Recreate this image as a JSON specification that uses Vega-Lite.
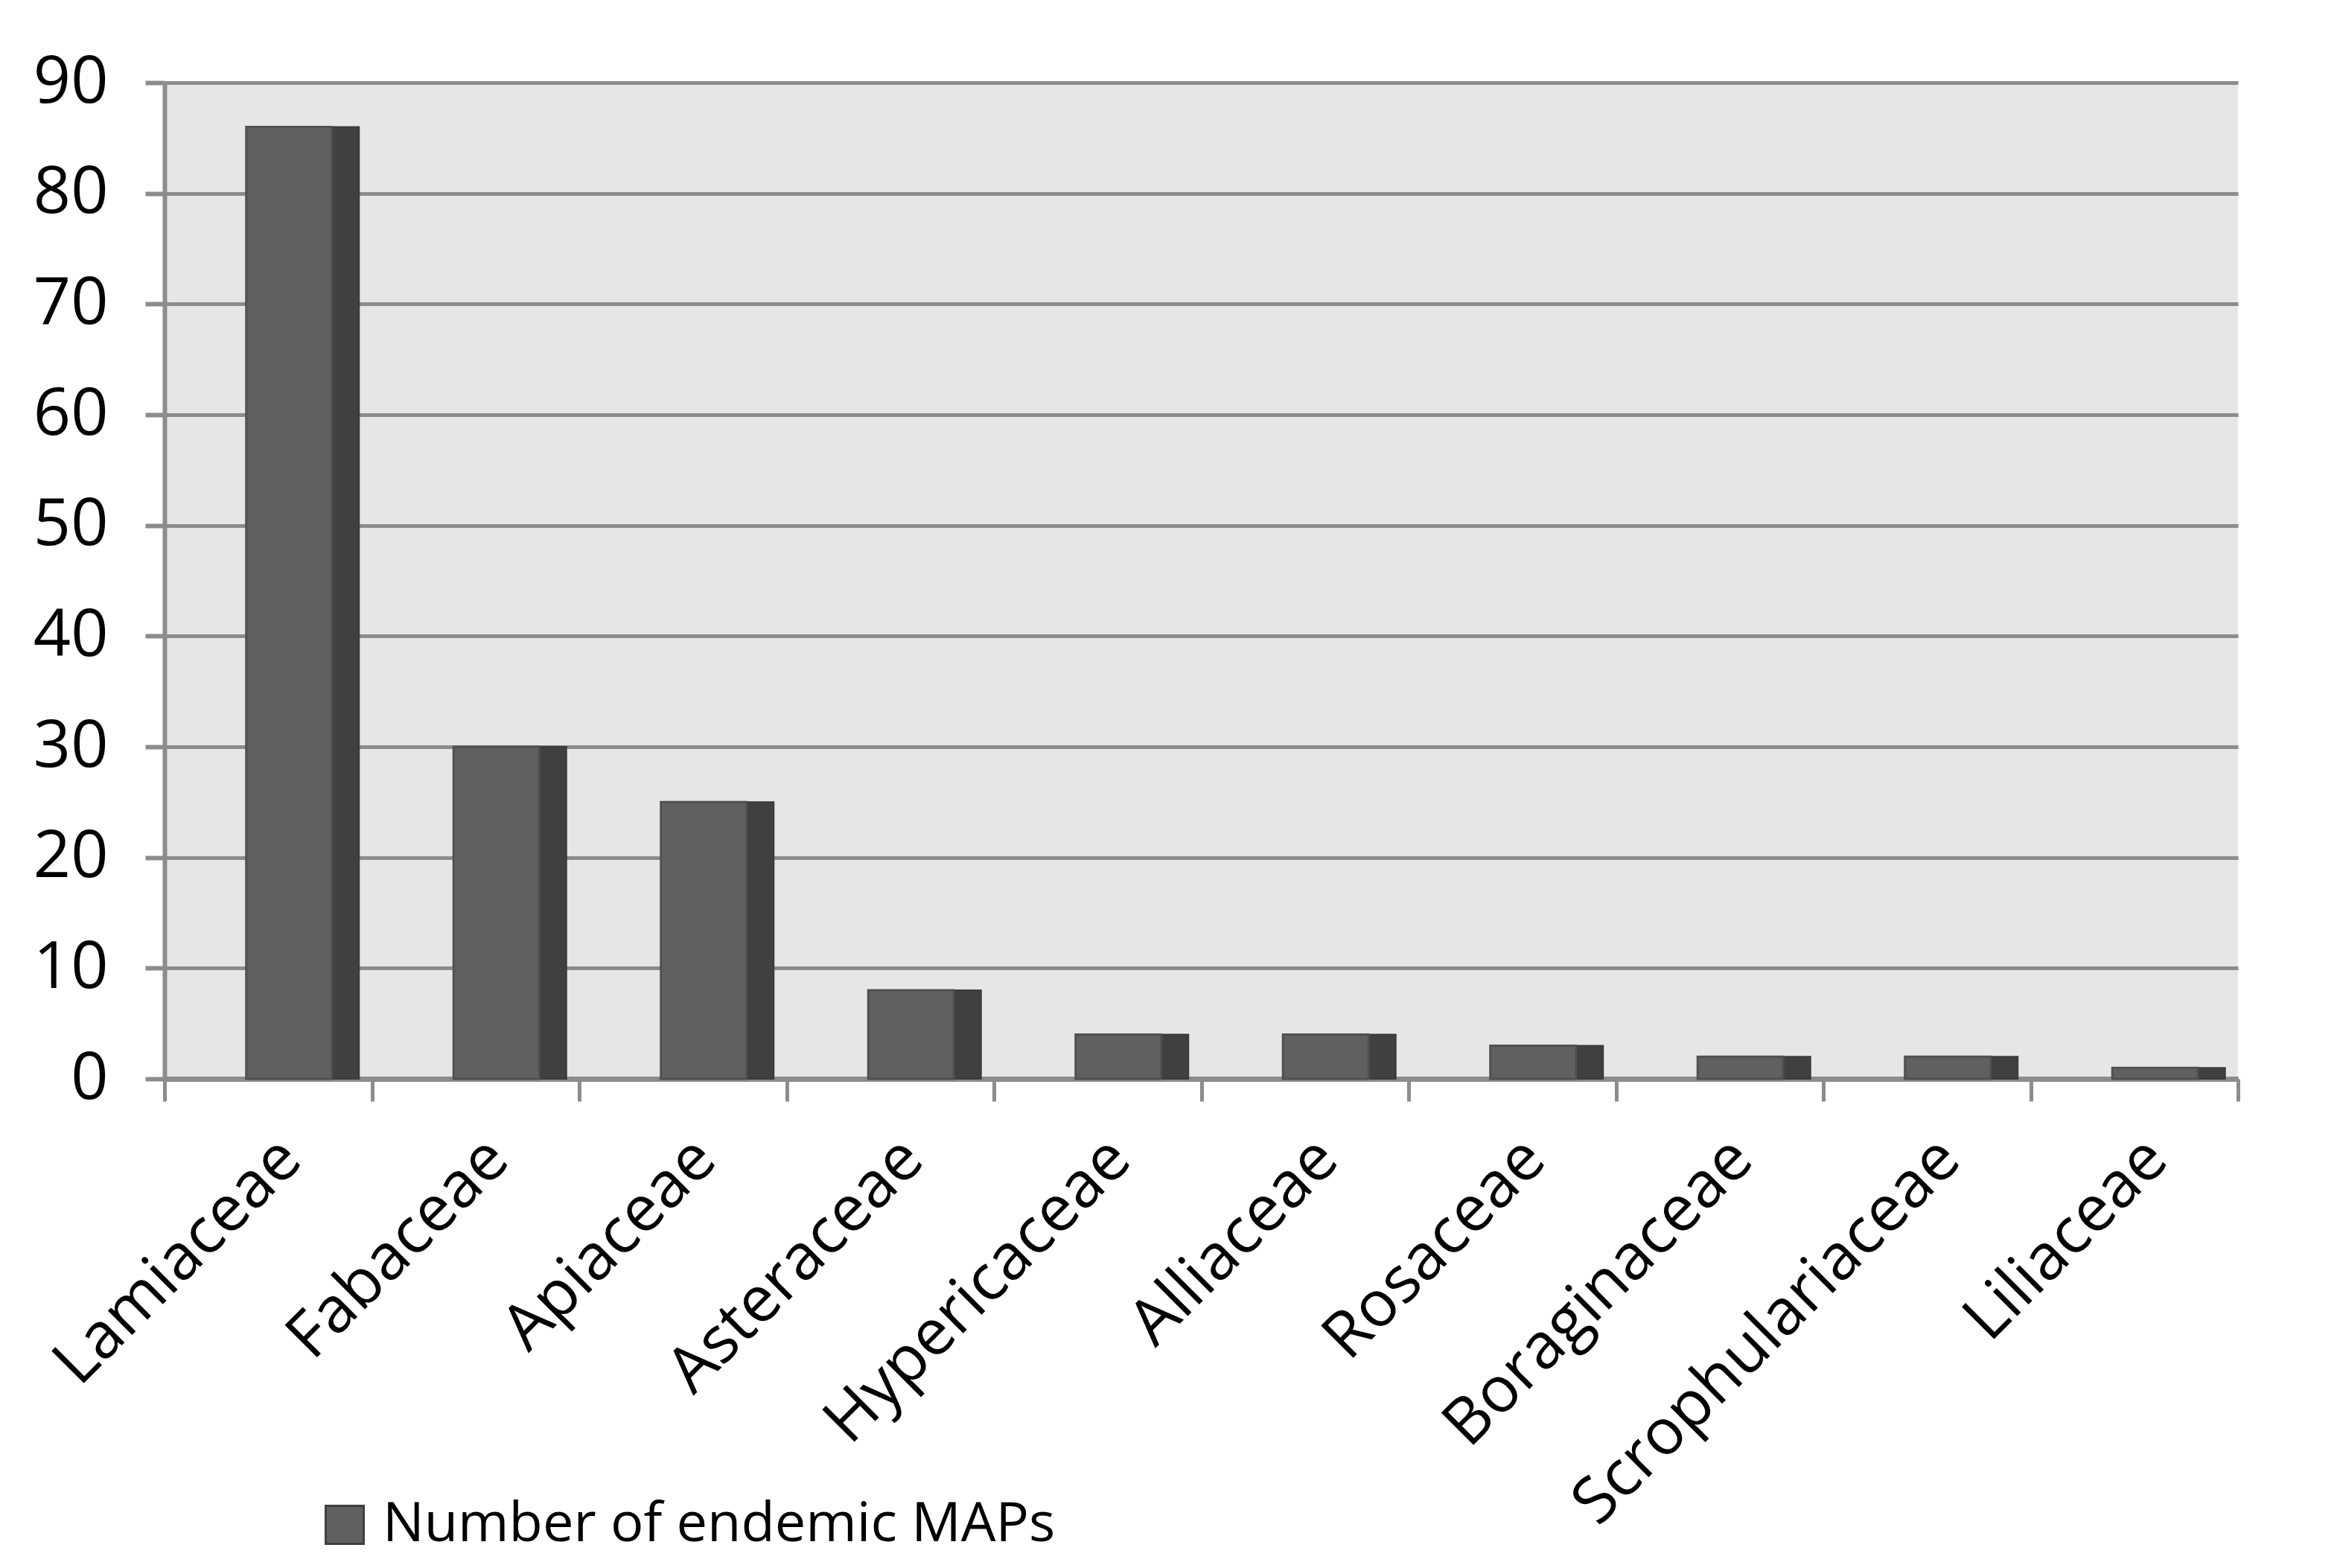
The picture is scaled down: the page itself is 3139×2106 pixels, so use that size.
{
  "$schema": "https://vega.github.io/schema/vega-lite/v6.json",
  "width": 2785,
  "height": 1338,
  "autosize": {"type": "none"},
  "padding": {"left": 221, "top": 111, "right": 133, "bottom": 657},
  "background": "white",
  "data": {
    "values": [
      {"family": "Lamiaceae", "count": 86, "series": "Number of endemic MAPs"},
      {"family": "Fabaceae", "count": 30, "series": "Number of endemic MAPs"},
      {"family": "Apiaceae", "count": 25, "series": "Number of endemic MAPs"},
      {"family": "Asteraceae", "count": 8, "series": "Number of endemic MAPs"},
      {"family": "Hypericaceae", "count": 4, "series": "Number of endemic MAPs"},
      {"family": "Alliaceae", "count": 4, "series": "Number of endemic MAPs"},
      {"family": "Rosaceae", "count": 3, "series": "Number of endemic MAPs"},
      {"family": "Boraginaceae", "count": 2, "series": "Number of endemic MAPs"},
      {"family": "Scrophulariaceae", "count": 2, "series": "Number of endemic MAPs"},
      {"family": "Liliaceae", "count": 1, "series": "Number of endemic MAPs"}
    ]
  },
  "encoding": {
    "x": {
      "field": "family",
      "type": "nominal",
      "sort": null,
      "scale": {"paddingInner": 0, "paddingOuter": 0},
      "axis": {
        "title": null,
        "labelAngle": -45,
        "labelFontSize": 86,
        "labelPadding": 34,
        "labelLimit": 0,
        "tickBand": "extent",
        "tickSize": 30,
        "tickWidth": 5,
        "tickColor": "#8c8c8c",
        "domainColor": "#8c8c8c",
        "domainWidth": 7,
        "grid": false
      }
    },
    "y": {
      "field": "count",
      "type": "quantitative",
      "scale": {"domain": [0, 90], "nice": false},
      "axis": {
        "title": null,
        "values": [0, 10, 20, 30, 40, 50, 60, 70, 80, 90],
        "labelFontSize": 88,
        "labelPadding": 50,
        "tickSize": 26,
        "tickWidth": 6,
        "tickColor": "#8c8c8c",
        "domainColor": "#8c8c8c",
        "domainWidth": 6,
        "grid": true,
        "gridColor": "#8c8c8c",
        "gridWidth": 5
      }
    }
  },
  "layer": [
    {
      "mark": {"type": "bar", "width": 36, "xOffset": 104, "color": "#404040", "stroke": "#3a3a3a", "strokeWidth": 2},
      "encoding": {}
    },
    {
      "mark": {"type": "bar", "width": 115, "xOffset": 28, "stroke": "#505050", "strokeWidth": 3},
      "encoding": {
        "color": {
          "field": "series",
          "type": "nominal",
          "scale": {"range": ["#606060"]},
          "legend": {
            "title": null,
            "orient": "none",
            "legendX": 205,
            "legendY": 1900,
            "labelFontSize": 74,
            "labelLimit": 0,
            "labelColor": "#000000",
            "labelOffset": 14,
            "symbolType": "square",
            "symbolSize": 2600,
            "symbolStrokeColor": "#404040",
            "symbolStrokeWidth": 3,
            "symbolOpacity": 1
          }
        }
      }
    }
  ],
  "config": {
    "font": "Open Sans",
    "view": {"stroke": null, "fill": "#e6e6e6"},
    "axis": {"labelColor": "#000000", "labelFont": "Open Sans"},
    "legend": {"labelFont": "Open Sans"}
  }
}
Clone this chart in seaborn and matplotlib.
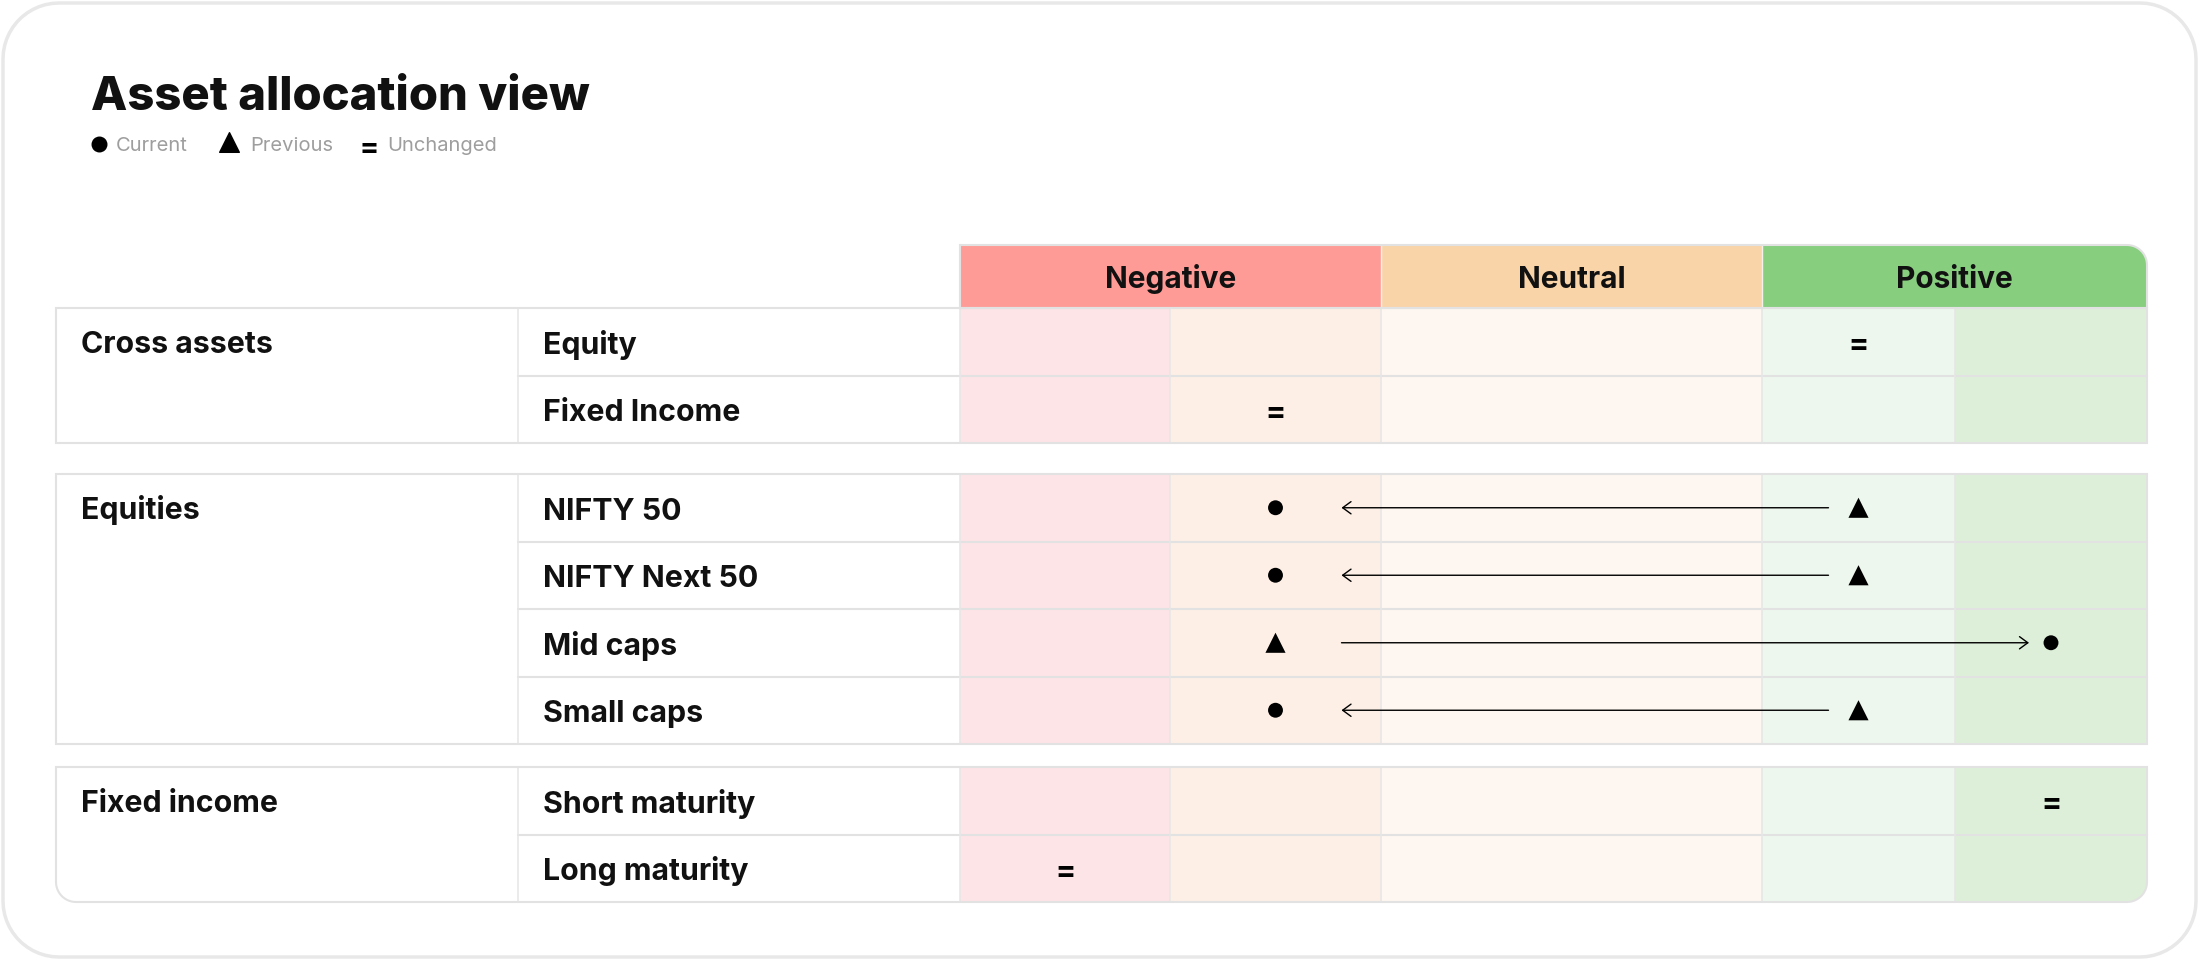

#### Problem:
Generate a word-for-word copy of the preceding records, excluding all pictures.

#### The result:
Recreate this image as a JSON specification that uses Vega-Lite.
The picture is scaled down: the page itself is 3139×2106 pixels, so use that size.
{
  "$schema": "https://vega.github.io/schema/vega-lite/v6.json",
  "width": 2785,
  "height": 1338,
  "autosize": {"type": "none"},
  "padding": {"left": 221, "top": 111, "right": 133, "bottom": 657},
  "background": "white",
  "data": {
    "values": [
      {"family": "Lamiaceae", "count": 86, "series": "Number of endemic MAPs"},
      {"family": "Fabaceae", "count": 30, "series": "Number of endemic MAPs"},
      {"family": "Apiaceae", "count": 25, "series": "Number of endemic MAPs"},
      {"family": "Asteraceae", "count": 8, "series": "Number of endemic MAPs"},
      {"family": "Hypericaceae", "count": 4, "series": "Number of endemic MAPs"},
      {"family": "Alliaceae", "count": 4, "series": "Number of endemic MAPs"},
      {"family": "Rosaceae", "count": 3, "series": "Number of endemic MAPs"},
      {"family": "Boraginaceae", "count": 2, "series": "Number of endemic MAPs"},
      {"family": "Scrophulariaceae", "count": 2, "series": "Number of endemic MAPs"},
      {"family": "Liliaceae", "count": 1, "series": "Number of endemic MAPs"}
    ]
  },
  "encoding": {
    "x": {
      "field": "family",
      "type": "nominal",
      "sort": null,
      "scale": {"paddingInner": 0, "paddingOuter": 0},
      "axis": {
        "title": null,
        "labelAngle": -45,
        "labelFontSize": 86,
        "labelPadding": 34,
        "labelLimit": 0,
        "tickBand": "extent",
        "tickSize": 30,
        "tickWidth": 5,
        "tickColor": "#8c8c8c",
        "domainColor": "#8c8c8c",
        "domainWidth": 7,
        "grid": false
      }
    },
    "y": {
      "field": "count",
      "type": "quantitative",
      "scale": {"domain": [0, 90], "nice": false},
      "axis": {
        "title": null,
        "values": [0, 10, 20, 30, 40, 50, 60, 70, 80, 90],
        "labelFontSize": 88,
        "labelPadding": 50,
        "tickSize": 26,
        "tickWidth": 6,
        "tickColor": "#8c8c8c",
        "domainColor": "#8c8c8c",
        "domainWidth": 6,
        "grid": true,
        "gridColor": "#8c8c8c",
        "gridWidth": 5
      }
    }
  },
  "layer": [
    {
      "mark": {"type": "bar", "width": 36, "xOffset": 104, "color": "#404040", "stroke": "#3a3a3a", "strokeWidth": 2},
      "encoding": {}
    },
    {
      "mark": {"type": "bar", "width": 115, "xOffset": 28, "stroke": "#505050", "strokeWidth": 3},
      "encoding": {
        "color": {
          "field": "series",
          "type": "nominal",
          "scale": {"range": ["#606060"]},
          "legend": {
            "title": null,
            "orient": "none",
            "legendX": 205,
            "legendY": 1900,
            "labelFontSize": 74,
            "labelLimit": 0,
            "labelColor": "#000000",
            "labelOffset": 14,
            "symbolType": "square",
            "symbolSize": 2600,
            "symbolStrokeColor": "#404040",
            "symbolStrokeWidth": 3,
            "symbolOpacity": 1
          }
        }
      }
    }
  ],
  "config": {
    "font": "Open Sans",
    "view": {"stroke": null, "fill": "#e6e6e6"},
    "axis": {"labelColor": "#000000", "labelFont": "Open Sans"},
    "legend": {"labelFont": "Open Sans"}
  }
}
Clone this chart in seaborn and matplotlib.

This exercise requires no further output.